Swallow and Shurtleff are accused of obstructing justice, money laundering and accepting illegal gifts as public employees. Though some of the charges overlap, the specific activity alleged in the criminal information is unique to one or the other.
Some of charges are connected to their relationship with indicted businessman and Shurtleff campaign donor Jeremy Johnson, and imprisoned businessman Marc Sessions Jenson. Shurtleff and Swallow accepted gifts from the two men, including use of Johnson's private jet and trips to a posh Southern California resort that Jenson paid for, according to court documents.
Both were charged under Utah's organized crime law, which is typically used against gangs and drug rings. State lawmakers beefed up the law earlier this year as a result of the House investigation into Swallow. They added witness tampering, altering government records and bribery in a legislative investigation to the list of crimes that fall under the statute.
"The pattern of unlawful activity is really the equivalent of racketeering charges in the federal system. That a significant charge. It’s a tough one to prove," Tolman said.
White collar crimes also tend to take a long time to work through the court system. He said he wouldn't be surprised if the case takes two years.
But Skordas said he doesn't see why it couldn't be done in six months to a year.
Shurtleff and Swallow say the charges against them are politically motivated. In a news conference Tuesday, Shurtleff went after Gill, saying the Democratic district attorney filed charges he knows he can't prove and it will cost taxpayers millions of dollars.
Both men question Gill's reasons for charging them in light of the U.S. Department of Justice Public Integrity Section declining to do so last fall after its own investigation. Gill said he was frustrated with the DOJ's decision and said the case shouldn't have been left for local prosecutors.
Max Wheeler, Shurtleff's attorney, said his client was disappointed that Gill "thought he knew better" than DOJ investigators.

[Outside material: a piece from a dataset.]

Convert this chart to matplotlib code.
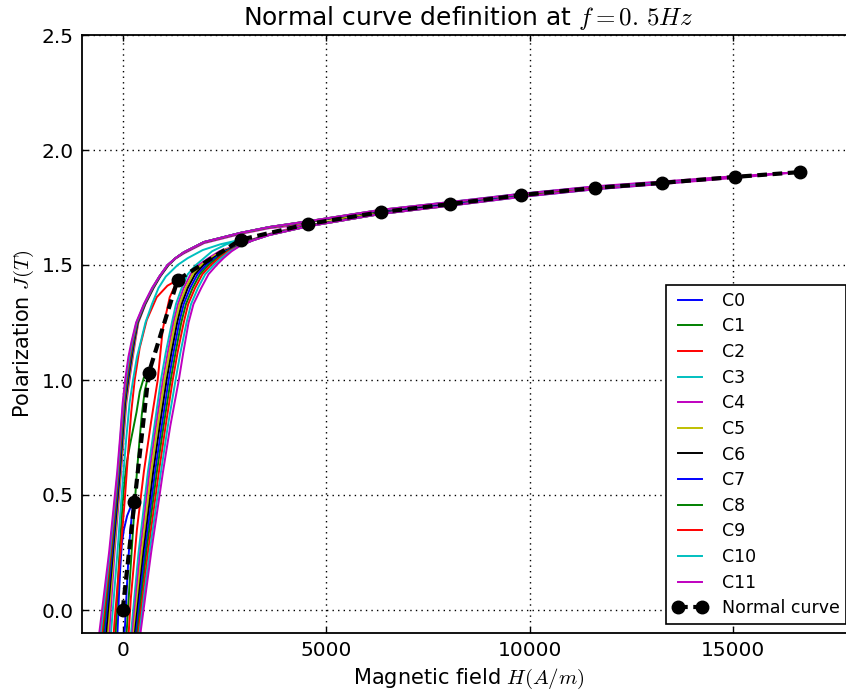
import matplotlib
matplotlib.use("Agg")
import matplotlib.pyplot as plt

plt.rcParams['mathtext.fontset'] = 'cm'
plt.rcParams['font.family'] = ['DejaVu Sans']
plt.rcParams['lines.scale_dashes'] = False

# Normal curve points (tips of the loops)
normal_h = [0, 290, 640, 1350, 2900, 4550, 6350, 8050, 9800, 11600, 13250, 15050, 16650]
normal_j = [0.0, 0.47, 1.03, 1.435, 1.61, 1.678, 1.73, 1.765, 1.804, 1.835, 1.857, 1.883, 1.904]

labels = ["C%d" % i for i in range(12)]
colors = ['b', 'g', 'r', 'c', 'm', 'y', 'k', 'b', 'g', 'r', 'c', 'm']

# descending branch of each loop (tip -> down to the left)
desc_h = [
    [290, 200, 110, 30, -20, -60, -90, -120, -140],
    [640, 520, 420, 340, 250, 170, 100, 45, 0, -50, -100, -150, -185],
    [1350, 1100, 836, 590, 418, 295, 210, 140, 60, -30, -120, -200, -240],
    [2900, 2400, 1968, 1600, 1350, 1060, 880, 720, 560, 450, 350, 255, 170, 90, 20, -130, -310],
    [4550, 3600, 2900, 2000, 1500, 1300, 1130, 925, 760, 560, 385, 310, 250, 165, 90, 25, -40, -200, -350],
    [6350, 4550, 3600, 2900, 2000, 1500, 1300, 1125, 920, 755, 555, 378, 298, 235, 150, 75, 10, -55, -220, -390],
    [8050, 6350, 4550, 3600, 2900, 2000, 1500, 1300, 1120, 915, 750, 550, 370, 285, 220, 135, 60, -5, -70, -240, -430],
    [9800, 8050, 6350, 4550, 3600, 2900, 2000, 1500, 1300, 1115, 910, 745, 545, 362, 272, 205, 120, 45, -20, -85, -260, -470],
    [11600, 9800, 8050, 6350, 4550, 3600, 2900, 2000, 1500, 1300, 1110, 905, 740, 540, 355, 260, 190, 105, 35, -33, -100, -280, -505],
    [13250, 11600, 9800, 8050, 6350, 4550, 3600, 2900, 2000, 1500, 1300, 1105, 900, 735, 533, 348, 247, 175, 90, 22, -45, -110, -297, -540],
    [15050, 13250, 11600, 9800, 8050, 6350, 4550, 3600, 2900, 2000, 1500, 1300, 1100, 900, 728, 527, 340, 234, 160, 75, 10, -55, -122, -316, -575],
    [16650, 15050, 13250, 11600, 9800, 8050, 6350, 4550, 3600, 2900, 2000, 1500, 1300, 1100, 900, 720, 520, 330, 220, 140, 60, 0, -65, -135, -335, -610],
]
desc_j = [
    [0.47, 0.45, 0.41, 0.35, 0.29, 0.18, 0.07, -0.06, -0.15],
    [1.03, 1.01, 0.95, 0.86, 0.78, 0.71, 0.64, 0.56, 0.47, 0.33, 0.18, 0.0, -0.15],
    [1.435, 1.41, 1.36, 1.26, 1.14, 1.0, 0.86, 0.7, 0.5, 0.3, 0.12, -0.05, -0.15],
    [1.61, 1.59, 1.565, 1.53, 1.5, 1.45, 1.4, 1.33, 1.25, 1.17, 1.1, 1.0, 0.9, 0.75, 0.6, 0.25, -0.15],
    [1.678, 1.66, 1.635, 1.595, 1.55, 1.528, 1.5, 1.45, 1.4, 1.33, 1.25, 1.17, 1.1, 1.0, 0.9, 0.75, 0.6, 0.25, -0.15],
    [1.73, 1.686, 1.663, 1.638, 1.598, 1.553, 1.529, 1.5, 1.45, 1.4, 1.33, 1.25, 1.17, 1.1, 1.0, 0.9, 0.75, 0.6, 0.25, -0.15],
    [1.765, 1.736, 1.688, 1.664, 1.639, 1.599, 1.554, 1.53, 1.5, 1.45, 1.4, 1.33, 1.25, 1.17, 1.1, 1.0, 0.9, 0.75, 0.6, 0.25, -0.15],
    [1.804, 1.77, 1.738, 1.689, 1.665, 1.64, 1.6, 1.555, 1.53, 1.5, 1.45, 1.4, 1.33, 1.25, 1.17, 1.1, 1.0, 0.9, 0.75, 0.6, 0.25, -0.15],
    [1.835, 1.808, 1.772, 1.739, 1.69, 1.665, 1.64, 1.6, 1.555, 1.53, 1.5, 1.45, 1.4, 1.33, 1.25, 1.17, 1.1, 1.0, 0.9, 0.75, 0.6, 0.25, -0.15],
    [1.857, 1.839, 1.809, 1.773, 1.74, 1.69, 1.665, 1.64, 1.6, 1.555, 1.53, 1.5, 1.45, 1.4, 1.33, 1.25, 1.17, 1.1, 1.0, 0.9, 0.75, 0.6, 0.25, -0.15],
    [1.883, 1.861, 1.841, 1.81, 1.774, 1.74, 1.69, 1.665, 1.64, 1.6, 1.555, 1.53, 1.5, 1.45, 1.4, 1.33, 1.25, 1.17, 1.1, 1.0, 0.9, 0.75, 0.6, 0.25, -0.15],
    [1.904, 1.886, 1.863, 1.842, 1.81, 1.774, 1.74, 1.69, 1.665, 1.64, 1.6, 1.555, 1.53, 1.5, 1.45, 1.4, 1.33, 1.25, 1.17, 1.1, 1.0, 0.9, 0.75, 0.6, 0.25, -0.15],
]

# ascending branch of each loop (bottom -> up to the tip)
asc_h = [
    [30, 60, 100, 140, 185, 235, 290],
    [80, 130, 200, 280, 350, 410, 470, 540, 640],
    [130, 200, 350, 520, 700, 861, 984, 1156, 1350],
    [180, 390, 620, 780, 940, 1060, 1210, 1310, 1450, 1600, 1800, 2000, 2200, 2550, 2900],
    [210, 430, 660, 820, 990, 1110, 1250, 1360, 1500, 1670, 1870, 2110, 2380, 2900, 3200, 3600, 4550],
    [240, 470, 700, 860, 1030, 1150, 1290, 1400, 1550, 1720, 1930, 2170, 2430, 2900, 3200, 3600, 4550, 6350],
    [270, 510, 750, 910, 1080, 1200, 1340, 1450, 1600, 1780, 1990, 2220, 2480, 2900, 3200, 3600, 4550, 6350, 8050],
    [298, 545, 795, 960, 1130, 1250, 1390, 1500, 1660, 1840, 2050, 2270, 2520, 2900, 3200, 3600, 4550, 6350, 8050, 9800],
    [325, 580, 840, 1005, 1180, 1300, 1440, 1555, 1720, 1900, 2110, 2320, 2560, 2900, 3200, 3600, 4550, 6350, 8050, 9800, 11600],
    [352, 620, 890, 1055, 1230, 1350, 1500, 1610, 1780, 1960, 2170, 2370, 2600, 2900, 3200, 3600, 4550, 6350, 8050, 9800, 11600, 13250],
    [378, 660, 940, 1110, 1300, 1420, 1570, 1680, 1850, 2030, 2240, 2420, 2640, 2900, 3200, 3600, 4550, 6350, 8050, 9800, 11600, 13250, 15050],
    [400, 700, 990, 1170, 1380, 1490, 1620, 1740, 1930, 2110, 2310, 2480, 2680, 2900, 3200, 3600, 4550, 6350, 8050, 9800, 11600, 13250, 15050, 16650],
]
asc_j = [
    [-0.15, -0.06, 0.09, 0.22, 0.34, 0.43, 0.47],
    [-0.15, 0.0, 0.2, 0.42, 0.6, 0.73, 0.85, 0.95, 1.03],
    [-0.15, 0.05, 0.35, 0.6, 0.82, 1.0, 1.22, 1.36, 1.435],
    [-0.15, 0.25, 0.6, 0.8, 1.0, 1.12, 1.25, 1.33, 1.4, 1.46, 1.5, 1.53, 1.56, 1.59, 1.61],
    [-0.15, 0.25, 0.6, 0.8, 1.0, 1.12, 1.25, 1.33, 1.4, 1.46, 1.5, 1.53, 1.56, 1.592, 1.612, 1.635, 1.678],
    [-0.15, 0.25, 0.6, 0.8, 1.0, 1.12, 1.25, 1.33, 1.4, 1.46, 1.5, 1.53, 1.56, 1.589, 1.61, 1.633, 1.672, 1.73],
    [-0.15, 0.25, 0.6, 0.8, 1.0, 1.12, 1.25, 1.33, 1.4, 1.46, 1.5, 1.53, 1.56, 1.588, 1.609, 1.632, 1.67, 1.725, 1.765],
    [-0.15, 0.25, 0.6, 0.8, 1.0, 1.12, 1.25, 1.33, 1.4, 1.46, 1.5, 1.53, 1.56, 1.587, 1.608, 1.631, 1.669, 1.723, 1.76, 1.804],
    [-0.15, 0.25, 0.6, 0.8, 1.0, 1.12, 1.25, 1.33, 1.4, 1.46, 1.5, 1.53, 1.56, 1.586, 1.608, 1.631, 1.668, 1.722, 1.759, 1.798, 1.835],
    [-0.15, 0.25, 0.6, 0.8, 1.0, 1.12, 1.25, 1.33, 1.4, 1.46, 1.5, 1.53, 1.56, 1.586, 1.607, 1.63, 1.668, 1.722, 1.758, 1.797, 1.83, 1.857],
    [-0.15, 0.25, 0.6, 0.8, 1.0, 1.12, 1.25, 1.33, 1.4, 1.46, 1.5, 1.53, 1.56, 1.585, 1.607, 1.63, 1.668, 1.722, 1.758, 1.796, 1.829, 1.853, 1.883],
    [-0.15, 0.25, 0.6, 0.8, 1.0, 1.12, 1.25, 1.33, 1.4, 1.46, 1.5, 1.53, 1.56, 1.585, 1.607, 1.63, 1.668, 1.722, 1.758, 1.796, 1.829, 1.852, 1.879, 1.904],
]

fig = plt.figure(figsize=(8.46, 6.98), dpi=100)
# axes run slightly past the right edge, like the cropped original
ax = fig.add_axes([82 / 846, 1 - 633 / 698, (855 - 82) / 846, (633 - 35) / 698])

for i in range(12):
    ax.plot(desc_h[i] + asc_h[i], desc_j[i] + asc_j[i], color=colors[i], lw=1.4, label=labels[i])

ax.plot(normal_h, normal_j, color='k', ls='--', dashes=(7, 4), lw=3, marker='o', ms=9,
        label="Normal curve")

ax.set_xlim(-1000, 18000)
ax.set_ylim(-0.1, 2.5)
ax.set_xticks([0, 5000, 10000, 15000])
ax.set_yticks([0.0, 0.5, 1.0, 1.5, 2.0, 2.5])
ax.grid(True, color='k', linestyle=(0, (1, 3)), linewidth=1.0)

ax.tick_params(direction='in', length=4.5, width=1, top=True, right=True, labelsize=14.5, pad=6)
for s in ax.spines.values():
    s.set_linewidth(1.3)

ax.set_title("Normal curve definition at $f=0.\\,5Hz$", fontsize=18, pad=7)
ax.set_xlabel("Magnetic field $H(A/m)$", fontsize=15, labelpad=5)
ax.set_ylabel("Polarization $J(T)$", fontsize=15)

leg = ax.legend(loc='lower right', fontsize=12.5, borderpad=0.4, labelspacing=0.44, handlelength=2,
                handletextpad=0.8, borderaxespad=0.5, numpoints=2, fancybox=False, framealpha=1)
leg.get_frame().set_edgecolor('k')
leg.get_frame().set_linewidth(1.2)

fig.savefig("out.png", dpi=100)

"But that’s part of the process," Wheeler said. "There are two jurisdictions here, the state and the federal, and Mr. Gill can pursue what he thinks he can prove. Making an allegation and proving are two different things."
Swallow's attorney, Steve McCaughey, said his client wants a chance to vindicate himself "free from partisan prejudices" before a jury of his peers.
"Sadly, only then will he have fair-minded, unbiased and bipartisan men and women determining his fate," he said.
University of Utah law professor Shima Baradaran said that while prosecutors have a "pretty solid case," Shurtleff and Swallow could argue that the charges are politically motivated.
"I think that might be a good argument for them locally. We'll see if it holds water. It's all going to depend on how good the state evidence is that they've collected," she said.
Kirk Jowers, head of the U.'s Hinckley Institute of Politics, said the case could lead to another look at how the federal investigation into Shurtleff and Swallow was handled.
"If they ultimately are found guilty, there will need to be some type of investigation or inquiry about the Department of Justice and how it was able to terminate the investigation so quickly," Jowers said.
But he said if the federal decision not to prosecute "turns out correct, everyone from the House committee to county attorneys to the media to others will have to answer for this extended hunt."